#### [DATASET SECTION]
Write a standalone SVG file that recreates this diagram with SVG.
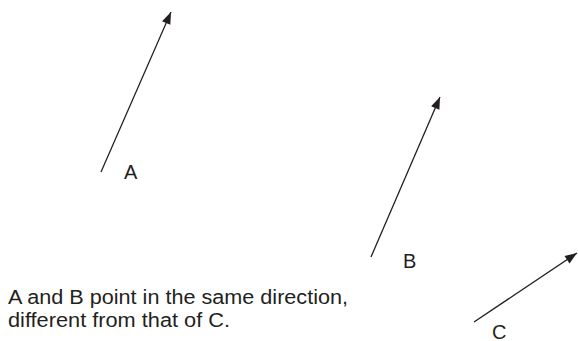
<svg xmlns="http://www.w3.org/2000/svg" width="578" height="341" viewBox="0 0 578 341">
<style>
.lbl{font-family:"Liberation Sans",Arial,Helvetica,sans-serif;font-size:20px;fill:#231f20}
.vec{stroke:#231f20;stroke-width:1.3;fill:none}
</style>
<defs>
<marker id="ah" markerUnits="userSpaceOnUse" markerWidth="13" markerHeight="10" refX="12" refY="4.5" orient="auto" overflow="visible">
<path d="M0,0 L12,4.5 L0,9 z" fill="#231f20"/>
</marker>
</defs>
<rect width="578" height="341" fill="#fff"/>
<g id="connectors">
<line class="vec" x1="101" y1="172" x2="171" y2="12" marker-end="url(#ah)"/>
<line class="vec" x1="371" y1="257" x2="440" y2="97" marker-end="url(#ah)"/>
<line class="vec" x1="474" y1="322" x2="577" y2="253" marker-end="url(#ah)"/>
</g>
<g id="labelA"><text class="lbl" x="124" y="179">A</text></g>
<g id="labelB"><text class="lbl" x="403" y="268">B</text></g>
<g id="labelC"><text class="lbl" x="492" y="338.5">C</text></g>
<g id="caption">
<text class="lbl" x="8" y="304" textLength="340" lengthAdjust="spacingAndGlyphs">A and B point in the same direction,</text>
<text class="lbl" x="8" y="327" textLength="222" lengthAdjust="spacingAndGlyphs">different from that of C.</text>
</g>
</svg>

#### [WRITTEN PROBLEM]
Retype the listing exactly. Pictures do not belong in the copy.

#### [RESULT FOR THIS TASK]
Write a standalone SVG file that recreates this diagram with SVG.
<svg xmlns="http://www.w3.org/2000/svg" width="578" height="341" viewBox="0 0 578 341">
<style>
.lbl{font-family:"Liberation Sans",Arial,Helvetica,sans-serif;font-size:20px;fill:#231f20}
.vec{stroke:#231f20;stroke-width:1.3;fill:none}
</style>
<defs>
<marker id="ah" markerUnits="userSpaceOnUse" markerWidth="13" markerHeight="10" refX="12" refY="4.5" orient="auto" overflow="visible">
<path d="M0,0 L12,4.5 L0,9 z" fill="#231f20"/>
</marker>
</defs>
<rect width="578" height="341" fill="#fff"/>
<g id="connectors">
<line class="vec" x1="101" y1="172" x2="171" y2="12" marker-end="url(#ah)"/>
<line class="vec" x1="371" y1="257" x2="440" y2="97" marker-end="url(#ah)"/>
<line class="vec" x1="474" y1="322" x2="577" y2="253" marker-end="url(#ah)"/>
</g>
<g id="labelA"><text class="lbl" x="124" y="179">A</text></g>
<g id="labelB"><text class="lbl" x="403" y="268">B</text></g>
<g id="labelC"><text class="lbl" x="492" y="338.5">C</text></g>
<g id="caption">
<text class="lbl" x="8" y="304" textLength="340" lengthAdjust="spacingAndGlyphs">A and B point in the same direction,</text>
<text class="lbl" x="8" y="327" textLength="222" lengthAdjust="spacingAndGlyphs">different from that of C.</text>
</g>
</svg>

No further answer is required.